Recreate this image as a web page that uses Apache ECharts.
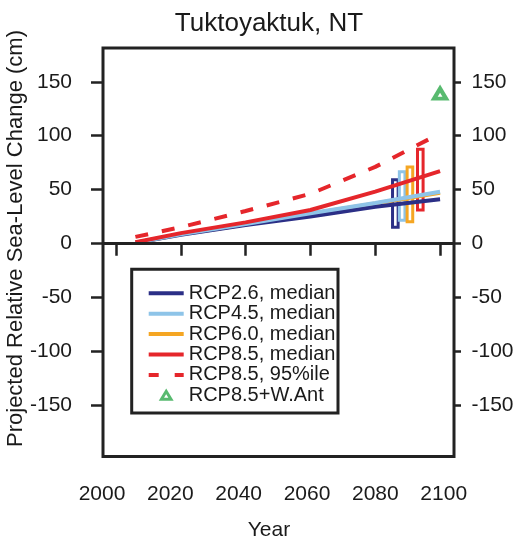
<!DOCTYPE html>
<html><head><meta charset="utf-8">
<script src="https://cdn.jsdelivr.net/npm/echarts@6/dist/echarts.min.js"></script>
<style>html,body{margin:0;padding:0;background:#fff}#c{width:518px;height:544px}</style>
</head><body><div id="c"></div>
<script>
// ---- data ----
const years      = [2006, 2020, 2040, 2060, 2080, 2100];
const rcp26      = [0.5, 8, 17, 25, 34, 41];
const rcp45      = [0.5, 8.5, 18, 28, 37.5, 48];
const rcp60      = [0.5, 8.5, 17.5, 27.5, 37, 47];
const rcp85      = [1, 9.5, 19.5, 31, 48, 67];
const rcp85p95   = [6, 15, 30, 46, 71, 102];
const rangeNames = ['RCP2.6', 'RCP4.5', 'RCP6.0', 'RCP8.5'];
const rangeYears = [2086.2, 2088.3, 2090.7, 2093.9];
const rangeLow   = [15, 21.5, 20, 31];
const rangeHigh  = [59, 66.5, 71, 87.5];
const wantYears  = [2100];
const wantValues = [139];
const yTicks     = [-150, -100, -50, 0, 50, 100, 150];
const xTicks     = [2000, 2020, 2040, 2060, 2080, 2100];
const legendNames = ['RCP2.6, median', 'RCP4.5, median', 'RCP6.0, median', 'RCP8.5, median', 'RCP8.5, 95%ile', 'RCP8.5+W.Ant'];

// ---- styles ----
const FONT = '"Liberation Sans", Arial, Helvetica, sans-serif';
const TXT = '#1a1a1a';
const FRAME = '#222';
const C26 = '#2b2f86', C45 = '#8ec4e8', C60 = '#f5a623', C85 = '#e5262b', CW = '#2ea94b';
const rangeColors = [C26, C45, C60, C85];
const LW = 4;
const legendColors = { 'RCP2.6, median': C26, 'RCP4.5, median': C45, 'RCP6.0, median': C60, 'RCP8.5, median': C85, 'RCP8.5, 95%ile': C85 };

const pairs = arr => years.map((y, i) => [y, arr[i]]);
const lineSeries = (name, arr, color, extra) => Object.assign({
  name, type: 'line', xAxisIndex: 0, yAxisIndex: 0, data: pairs(arr),
  symbol: 'none', smooth: false, color,
  lineStyle: { color, width: LW }
}, extra || {});

const chart = echarts.init(document.getElementById('c'), null, { renderer: 'canvas' });

const yAxisCommon = {
  type: 'value', gridIndex: 0, min: -197.9, max: 181.4,
  axisLine: { show: false }, splitLine: { show: false }
};

const legendData = legendNames.map(n => n === 'RCP8.5+W.Ant'
  ? { name: n, icon: 'path://M0,10L6,0L12,10Z', itemStyle: { color: '#fff', borderColor: CW, borderWidth: 3 } }
  : { name: n, itemStyle: { opacity: 0 },
      lineStyle: { width: 4, color: legendColors[n], type: n.indexOf('95') > 0 ? [10, 16] : 'solid' } });

chart.setOption({
  animation: false,
  backgroundColor: '#fff',
  grid: [
    { left: 103, top: 48, right: 64, bottom: 87.5, show: true, borderColor: FRAME, borderWidth: 3, backgroundColor: 'transparent' },
    { left: 102, top: 48, right: 74.3, bottom: 87.5, show: false }
  ],
  xAxis: [
    { type: 'value', gridIndex: 0, min: 1996, max: 2104.3,
      axisLine: { show: false }, splitLine: { show: false },
      axisTick: { show: true, customValues: xTicks, length: 12.5, lineStyle: { color: FRAME, width: 2.5 } },
      axisLabel: { show: false } },
    { type: 'value', gridIndex: 1, min: 2000, max: 2100, interval: 20,
      axisLine: { show: false }, splitLine: { show: false }, axisTick: { show: false },
      axisLabel: { show: true, fontSize: 21, margin: 27, color: TXT, fontFamily: FONT,
        formatter: v => String(v) } }
  ],
  yAxis: [
    Object.assign({}, yAxisCommon, { position: 'left',
      axisTick: { show: true, customValues: yTicks, length: 12, lineStyle: { color: FRAME, width: 2.5 } },
      axisLabel: { customValues: yTicks, fontSize: 21, margin: 31, color: TXT, fontFamily: FONT } }),
    Object.assign({}, yAxisCommon, { position: 'right',
      axisTick: { show: true, customValues: yTicks, length: 7, lineStyle: { color: FRAME, width: 2.5 } },
      axisLabel: { customValues: yTicks, fontSize: 21, margin: 17.5, color: TXT, fontFamily: FONT } }),
    { type: 'value', gridIndex: 1, show: false, min: 0, max: 1 }
  ],
  legend: {
    show: true, selectedMode: false, orient: 'vertical',
    left: 146.7, top: 283.3, padding: 0,
    itemWidth: 35, itemHeight: 8, itemGap: 0.4,
    symbolKeepAspect: true,
    lineStyle: { width: 4 },
    textStyle: { fontSize: 20, lineHeight: 20, color: TXT, fontFamily: FONT },
    data: legendData
  },
  graphic: [
    { type: 'rect', shape: { x: 131.7, y: 269.3, width: 206.3, height: 143.7 },
      style: { fill: 'none', stroke: FRAME, lineWidth: 3 }, silent: true },
    { type: 'text', x: 269, y: 24, silent: true,
      style: { text: 'Tuktoyaktuk, NT', x: 0, y: 0, align: 'center', verticalAlign: 'middle', fontSize: 26, fill: TXT, fontFamily: FONT } },
    { type: 'text', x: 269, y: 530, silent: true,
      style: { text: 'Year', x: 0, y: 0, align: 'center', verticalAlign: 'middle', fontSize: 21, fill: TXT, fontFamily: FONT } },
    { type: 'text', x: 16, y: 238.5, rotation: Math.PI / 2, silent: true,
      style: { text: 'Projected Relative Sea-Level Change (cm)', x: 0, y: 0, align: 'center', verticalAlign: 'middle', fontSize: 22, fill: TXT, fontFamily: FONT } }
  ],
  series: [
    lineSeries('RCP6.0, median', rcp60, C60, {
      markLine: { silent: true, symbol: 'none', label: { show: false },
        lineStyle: { color: FRAME, width: 3, type: 'solid' }, data: [{ yAxis: 0 }] }
    }),
    lineSeries('RCP2.6, median', rcp26, C26),
    lineSeries('RCP4.5, median', rcp45, C45),
    lineSeries('RCP8.5, median', rcp85, C85),
    lineSeries('RCP8.5, 95%ile', rcp85p95, C85, { lineStyle: { color: C85, width: LW, type: [13, 14] } }),
    {
      name: 'ranges', type: 'custom', xAxisIndex: 0, yAxisIndex: 0,
      data: rangeNames.map((n, i) => [rangeYears[i], rangeLow[i], rangeHigh[i], i]),
      renderItem: function (params, api) {
        const lo = api.coord([api.value(0), api.value(1)]);
        const hi = api.coord([api.value(0), api.value(2)]);
        const half = 2.8;
        return {
          type: 'rect',
          shape: { x: lo[0] - half, y: hi[1], width: half * 2, height: lo[1] - hi[1] },
          style: { fill: 'none', stroke: rangeColors[api.value(3)], lineWidth: 3 }
        };
      }
    },
    {
      name: 'RCP8.5+W.Ant', type: 'scatter', xAxisIndex: 0, yAxisIndex: 0,
      data: wantYears.map((y, i) => [y, wantValues[i]]),
      symbol: 'triangle', symbolSize: [12, 10], color: CW,
      itemStyle: { color: '#fff', borderColor: CW, borderWidth: 4 }
    }
  ]
});
</script>
</body></html>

○ ○ ○ ○

◆ **What is needed**: The material above holds pictures; copy everything else in it exactly.

◆ **The answer**:
Recreate this image as a web page that uses Apache ECharts.
<!DOCTYPE html>
<html><head><meta charset="utf-8">
<script src="https://cdn.jsdelivr.net/npm/echarts@6/dist/echarts.min.js"></script>
<style>html,body{margin:0;padding:0;background:#fff}#c{width:518px;height:544px}</style>
</head><body><div id="c"></div>
<script>
// ---- data ----
const years      = [2006, 2020, 2040, 2060, 2080, 2100];
const rcp26      = [0.5, 8, 17, 25, 34, 41];
const rcp45      = [0.5, 8.5, 18, 28, 37.5, 48];
const rcp60      = [0.5, 8.5, 17.5, 27.5, 37, 47];
const rcp85      = [1, 9.5, 19.5, 31, 48, 67];
const rcp85p95   = [6, 15, 30, 46, 71, 102];
const rangeNames = ['RCP2.6', 'RCP4.5', 'RCP6.0', 'RCP8.5'];
const rangeYears = [2086.2, 2088.3, 2090.7, 2093.9];
const rangeLow   = [15, 21.5, 20, 31];
const rangeHigh  = [59, 66.5, 71, 87.5];
const wantYears  = [2100];
const wantValues = [139];
const yTicks     = [-150, -100, -50, 0, 50, 100, 150];
const xTicks     = [2000, 2020, 2040, 2060, 2080, 2100];
const legendNames = ['RCP2.6, median', 'RCP4.5, median', 'RCP6.0, median', 'RCP8.5, median', 'RCP8.5, 95%ile', 'RCP8.5+W.Ant'];

// ---- styles ----
const FONT = '"Liberation Sans", Arial, Helvetica, sans-serif';
const TXT = '#1a1a1a';
const FRAME = '#222';
const C26 = '#2b2f86', C45 = '#8ec4e8', C60 = '#f5a623', C85 = '#e5262b', CW = '#2ea94b';
const rangeColors = [C26, C45, C60, C85];
const LW = 4;
const legendColors = { 'RCP2.6, median': C26, 'RCP4.5, median': C45, 'RCP6.0, median': C60, 'RCP8.5, median': C85, 'RCP8.5, 95%ile': C85 };

const pairs = arr => years.map((y, i) => [y, arr[i]]);
const lineSeries = (name, arr, color, extra) => Object.assign({
  name, type: 'line', xAxisIndex: 0, yAxisIndex: 0, data: pairs(arr),
  symbol: 'none', smooth: false, color,
  lineStyle: { color, width: LW }
}, extra || {});

const chart = echarts.init(document.getElementById('c'), null, { renderer: 'canvas' });

const yAxisCommon = {
  type: 'value', gridIndex: 0, min: -197.9, max: 181.4,
  axisLine: { show: false }, splitLine: { show: false }
};

const legendData = legendNames.map(n => n === 'RCP8.5+W.Ant'
  ? { name: n, icon: 'path://M0,10L6,0L12,10Z', itemStyle: { color: '#fff', borderColor: CW, borderWidth: 3 } }
  : { name: n, itemStyle: { opacity: 0 },
      lineStyle: { width: 4, color: legendColors[n], type: n.indexOf('95') > 0 ? [10, 16] : 'solid' } });

chart.setOption({
  animation: false,
  backgroundColor: '#fff',
  grid: [
    { left: 103, top: 48, right: 64, bottom: 87.5, show: true, borderColor: FRAME, borderWidth: 3, backgroundColor: 'transparent' },
    { left: 102, top: 48, right: 74.3, bottom: 87.5, show: false }
  ],
  xAxis: [
    { type: 'value', gridIndex: 0, min: 1996, max: 2104.3,
      axisLine: { show: false }, splitLine: { show: false },
      axisTick: { show: true, customValues: xTicks, length: 12.5, lineStyle: { color: FRAME, width: 2.5 } },
      axisLabel: { show: false } },
    { type: 'value', gridIndex: 1, min: 2000, max: 2100, interval: 20,
      axisLine: { show: false }, splitLine: { show: false }, axisTick: { show: false },
      axisLabel: { show: true, fontSize: 21, margin: 27, color: TXT, fontFamily: FONT,
        formatter: v => String(v) } }
  ],
  yAxis: [
    Object.assign({}, yAxisCommon, { position: 'left',
      axisTick: { show: true, customValues: yTicks, length: 12, lineStyle: { color: FRAME, width: 2.5 } },
      axisLabel: { customValues: yTicks, fontSize: 21, margin: 31, color: TXT, fontFamily: FONT } }),
    Object.assign({}, yAxisCommon, { position: 'right',
      axisTick: { show: true, customValues: yTicks, length: 7, lineStyle: { color: FRAME, width: 2.5 } },
      axisLabel: { customValues: yTicks, fontSize: 21, margin: 17.5, color: TXT, fontFamily: FONT } }),
    { type: 'value', gridIndex: 1, show: false, min: 0, max: 1 }
  ],
  legend: {
    show: true, selectedMode: false, orient: 'vertical',
    left: 146.7, top: 283.3, padding: 0,
    itemWidth: 35, itemHeight: 8, itemGap: 0.4,
    symbolKeepAspect: true,
    lineStyle: { width: 4 },
    textStyle: { fontSize: 20, lineHeight: 20, color: TXT, fontFamily: FONT },
    data: legendData
  },
  graphic: [
    { type: 'rect', shape: { x: 131.7, y: 269.3, width: 206.3, height: 143.7 },
      style: { fill: 'none', stroke: FRAME, lineWidth: 3 }, silent: true },
    { type: 'text', x: 269, y: 24, silent: true,
      style: { text: 'Tuktoyaktuk, NT', x: 0, y: 0, align: 'center', verticalAlign: 'middle', fontSize: 26, fill: TXT, fontFamily: FONT } },
    { type: 'text', x: 269, y: 530, silent: true,
      style: { text: 'Year', x: 0, y: 0, align: 'center', verticalAlign: 'middle', fontSize: 21, fill: TXT, fontFamily: FONT } },
    { type: 'text', x: 16, y: 238.5, rotation: Math.PI / 2, silent: true,
      style: { text: 'Projected Relative Sea-Level Change (cm)', x: 0, y: 0, align: 'center', verticalAlign: 'middle', fontSize: 22, fill: TXT, fontFamily: FONT } }
  ],
  series: [
    lineSeries('RCP6.0, median', rcp60, C60, {
      markLine: { silent: true, symbol: 'none', label: { show: false },
        lineStyle: { color: FRAME, width: 3, type: 'solid' }, data: [{ yAxis: 0 }] }
    }),
    lineSeries('RCP2.6, median', rcp26, C26),
    lineSeries('RCP4.5, median', rcp45, C45),
    lineSeries('RCP8.5, median', rcp85, C85),
    lineSeries('RCP8.5, 95%ile', rcp85p95, C85, { lineStyle: { color: C85, width: LW, type: [13, 14] } }),
    {
      name: 'ranges', type: 'custom', xAxisIndex: 0, yAxisIndex: 0,
      data: rangeNames.map((n, i) => [rangeYears[i], rangeLow[i], rangeHigh[i], i]),
      renderItem: function (params, api) {
        const lo = api.coord([api.value(0), api.value(1)]);
        const hi = api.coord([api.value(0), api.value(2)]);
        const half = 2.8;
        return {
          type: 'rect',
          shape: { x: lo[0] - half, y: hi[1], width: half * 2, height: lo[1] - hi[1] },
          style: { fill: 'none', stroke: rangeColors[api.value(3)], lineWidth: 3 }
        };
      }
    },
    {
      name: 'RCP8.5+W.Ant', type: 'scatter', xAxisIndex: 0, yAxisIndex: 0,
      data: wantYears.map((y, i) => [y, wantValues[i]]),
      symbol: 'triangle', symbolSize: [12, 10], color: CW,
      itemStyle: { color: '#fff', borderColor: CW, borderWidth: 4 }
    }
  ]
});
</script>
</body></html>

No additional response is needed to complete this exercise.